Quando falamos de tempos passados, é comum que a gente exclame: “Que tempos horríveis aqueles!”. Mas quem hoje em dia duvidaria que o mesmo será dito do nosso tempo em algum futuro? Veronica Stigger nos mostra como as coisas podem piorar. Como a nossa violência congênita pode ainda passar de ser tolerada a ser celebrada. Violência congênita porque em violência nasceu nossa cultura, e narrativa celebratória nenhuma sobre o encontro de três raças poderá apagar o que uma das raças fez e faz às duas outras. O sangue que perpassa os textos de Veronica Stigger é o sangue embebido na terra e na cultura oficialesca brasileira. É estranho ler a ficção distópica de Veronica Stigger nestes nossos dias de ficção-realidade distópica. Quem acreditaria nas notícias oficiais destas duas últimas semanas, há um par de anos, se nos tivessem dito tudo o que viria a acontecer no Brasil, nos Estados Unidos, na Europa, e assim por diante, em 2016, o ano de publicação deste ‘Sul’ da autora gaúcha, ou nestas primeiras semanas do esperado ano novo?
A veia satírica da literatura brasileira é algo que corre paralelo aos discursos oficiais, religiosos e governamentais, e precisamos muito dela. Agora mais do que nunca? Hoje e sempre. Sempre gostei de imaginar a boca infernal de Gregório de Matos sussurrando impropérios enquanto o Padre Antônio Vieira pregava seus (magistrais) sermões. Precisamos muito dessas bocarras.
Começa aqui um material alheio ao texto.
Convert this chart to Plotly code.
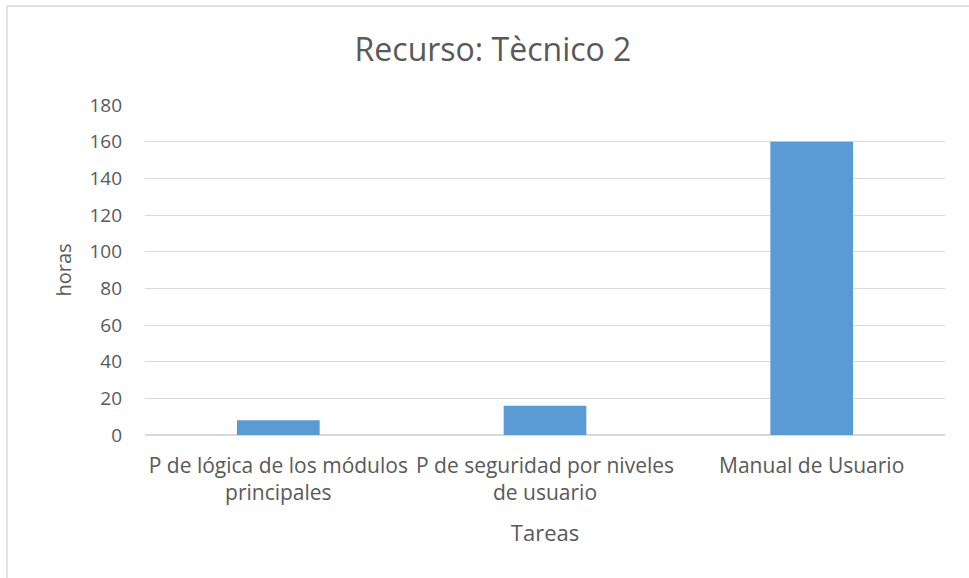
import plotly.graph_objects as go

# Task hours per category
tareas = [
    "P de lógica de los módulos<br>principales",
    "P de seguridad por niveles<br>de usuario",
    "Manual de Usuario",
]
horas = [8, 16, 160]
y_ticks = [0, 20, 40, 60, 80, 100, 120, 140, 160, 180]

W, H = 969, 578
L, R, T, B = 145, 24, 105, 143
pw, ph = W - L - R, H - T - B

text_color = "#595959"
grid_color = "#d9d9d9"
font_family = "Open Sans, Segoe UI, sans-serif"

fig = go.Figure(
    go.Bar(
        x=tareas,
        y=horas,
        marker=dict(color="#5b9bd5", line=dict(width=0)),
        hoverinfo="x+y",
    )
)

# Outer chart frame (top and left edges visible)
fx0 = (7 - L) / pw
fy1 = 1 + (T - 6) / ph
fig.add_shape(type="line", xref="paper", yref="paper",
              x0=fx0, x1=1.2, y0=fy1, y1=fy1,
              line=dict(color="#d9d9d9", width=1.5))
fig.add_shape(type="line", xref="paper", yref="paper",
              x0=fx0, x1=fx0, y0=fy1, y1=-0.6,
              line=dict(color="#d9d9d9", width=1.5))

fig.update_layout(
    width=W,
    height=H,
    margin=dict(l=L, r=R, t=T, b=B, autoexpand=False),
    paper_bgcolor="white",
    plot_bgcolor="white",
    bargap=0.69,
    showlegend=False,
    font=dict(family=font_family, color=text_color, size=19),
    title=dict(
        text="Recurso: Tècnico 2",
        x=493 / W,
        xanchor="center",
        y=1 - 50 / H,
        yanchor="middle",
        xref="container",
        yref="container",
        font=dict(size=32, color=text_color, family=font_family),
    ),
    xaxis=dict(
        showgrid=False,
        showline=False,
        ticks="",
        tickfont=dict(size=21, color=text_color),
        ticklabelstandoff=16,
        title=dict(text="Tareas", font=dict(size=22, color=text_color), standoff=20),
    ),
    yaxis=dict(
        range=[0, 180],
        tickvals=y_ticks,
        showgrid=True,
        gridcolor=grid_color,
        gridwidth=1,
        zeroline=True,
        zerolinecolor=grid_color,
        zerolinewidth=1.5,
        showline=False,
        ticks="",
        tickfont=dict(size=19, color=text_color),
        ticklabelstandoff=22,
        title=dict(text="horas", font=dict(size=20, color=text_color), standoff=12),
    ),
)

fig.write_html("out.html")
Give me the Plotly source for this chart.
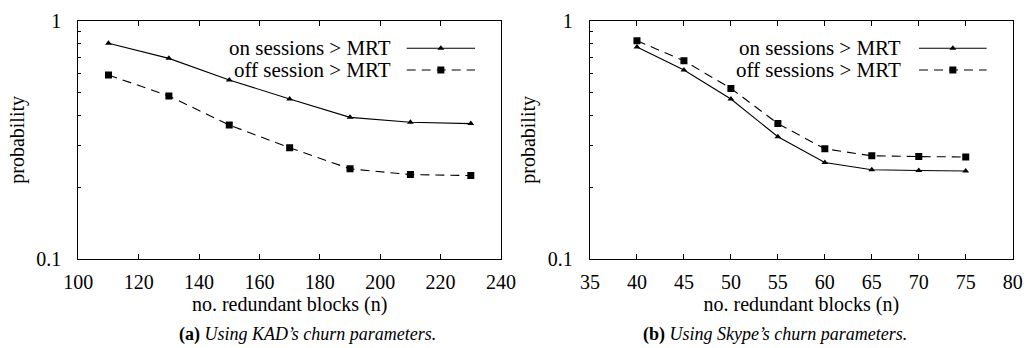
import plotly.graph_objects as go

# ---- data ----
kad_n = [110, 130, 150, 170, 190, 210, 230]
kad_on = [0.804, 0.695, 0.564, 0.469, 0.393, 0.375, 0.370]
kad_off = [0.592, 0.483, 0.365, 0.293, 0.239, 0.226, 0.224]

sky_n = [40, 45, 50, 55, 60, 65, 70, 75]
sky_on = [0.776, 0.621, 0.469, 0.326, 0.254, 0.237, 0.235, 0.234]
sky_off = [0.824, 0.679, 0.520, 0.370, 0.290, 0.271, 0.269, 0.268]

kad_labels = ["on sessions > MRT", "off session > MRT"]
sky_labels = ["on sessions > MRT", "off sessions > MRT"]
captions = ["<b>(a)</b> <i>Using KAD’s churn parameters.</i>",
            "<b>(b)</b> <i>Using Skype’s churn parameters.</i>"]

W, H = 1027, 348
FONT = "'Liberation Serif', 'Times New Roman', Times, serif"
DASH = "9px,6px"

fig = go.Figure()

def add_series(x, y, xa, ya, dash, symbol, size):
    fig.add_trace(go.Scatter(
        x=x, y=y, xaxis=xa, yaxis=ya, mode="lines+markers",
        line=dict(color="black", width=1.1, dash=dash),
        marker=dict(symbol=symbol, size=size, color="black"),
        showlegend=False, hoverinfo="skip"))

add_series(kad_n, kad_on, "x", "y", "solid", "triangle-up", 6)
add_series(kad_n, kad_off, "x", "y", DASH, "square", 7)
add_series(sky_n, sky_on, "x2", "y2", "solid", "triangle-up", 6)
add_series(sky_n, sky_off, "x2", "y2", DASH, "square", 7)

# legend samples on an overlay axis measured in pixels
def legend_sample(x0, x1, ypix, dash, symbol, size):
    xm = (x0 + x1) / 2
    fig.add_trace(go.Scatter(
        x=[x0, x1], y=[ypix, ypix], xaxis="x3", yaxis="y3", mode="lines",
        line=dict(color="black", width=1.1, dash=dash),
        showlegend=False, hoverinfo="skip"))
    fig.add_trace(go.Scatter(
        x=[xm], y=[ypix], xaxis="x3", yaxis="y3", mode="markers",
        marker=dict(symbol=symbol, size=size, color="black"),
        showlegend=False, hoverinfo="skip"))

legend_sample(406.7, 475, 48.3, "solid", "triangle-up", 6)
legend_sample(406.7, 475, 70, DASH, "square", 7)
legend_sample(919, 986.7, 48.3, "solid", "triangle-up", 6)
legend_sample(919, 986.7, 70, DASH, "square", 7)

ydom = [1 - 259 / H, 1 - 20.7 / H]
common_x = dict(
    showgrid=False, zeroline=False, showline=True, linecolor="black", linewidth=1.3,
    mirror="ticks", ticks="inside", ticklen=5, tickcolor="black", tickwidth=1,
    ticklabelstandoff=5,
    tickfont=dict(family=FONT, size=20, color="black"),
    title=dict(text="no. redundant blocks (n)",
               font=dict(family=FONT, size=20, color="black"), standoff=2),
    automargin=False)
common_y = dict(
    type="log", range=[-1, 0], showgrid=False, zeroline=False, showline=True,
    linecolor="black", linewidth=1.3, mirror=True,
    ticks="inside", ticklen=3, tickcolor="black",
    tickvals=[0.1, 1], ticktext=["0.1", "1"], ticklabelstandoff=12,
    minor=dict(tickvals=[0.2, 0.3, 0.4, 0.5, 0.6, 0.7, 0.8, 0.9],
               ticks="inside", ticklen=3, tickcolor="black", showgrid=False),
    tickfont=dict(family=FONT, size=20, color="black"),
    title=dict(text="probability", font=dict(family=FONT, size=20, color="black"),
               standoff=6),
    automargin=False, domain=ydom)

fig.update_layout(
    width=W, height=H, margin=dict(l=0, r=0, t=0, b=0),
    paper_bgcolor="white", plot_bgcolor="rgba(0,0,0,0)",
    font=dict(family=FONT, color="black"),
    xaxis=dict(common_x, domain=[78.3 / W, 501 / W], range=[100, 240], dtick=20,
               tick0=100, anchor="y"),
    yaxis=dict(common_y, anchor="x"),
    xaxis2=dict(common_x, domain=[590 / W, 1012.7 / W], range=[35, 80], dtick=5,
                tick0=35, anchor="y2"),
    yaxis2=dict(common_y, anchor="x2"),
    xaxis3=dict(domain=[0, 1], range=[0, W], visible=False, anchor="y3", fixedrange=True),
    yaxis3=dict(domain=[0, 1], range=[H, 0], visible=False, anchor="x3", fixedrange=True),
)

anns = []
for xr, labels in [(392.7, kad_labels), (903.3, sky_labels)]:
    for i, lab in enumerate(labels):
        anns.append(dict(x=xr / W, y=1 - [48.3, 70][i] / H, xref="paper", yref="paper",
                         text=lab, showarrow=False, xanchor="right", yanchor="middle",
                         font=dict(family=FONT, size=21, color="black")))
for xc, cap in [(307.5, captions[0]), (774.7, captions[1])]:
    anns.append(dict(x=xc / W, y=1 - 334 / H, xref="paper", yref="paper", text=cap,
                     showarrow=False, xanchor="center", yanchor="middle",
                     font=dict(family=FONT, size=18, color="black")))
fig.update_layout(annotations=anns)

fig.write_html("out.html")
E vieram Bernardo Guimarães, Sapateiro Silva, Luiz Gama, Lima Barreto. Não conheço bem esta tradição subterrânea da sátira no sul, mas gosto de pensar como a eles se une agora esta mulher do Rio Grande do Sul, Veronica Stigger (assim como sua conterrânea Angélica Freitas), sussurrando seus imporpérios em meio aos sermões celebratórios de outros. A nós que estamos a caminho do sul.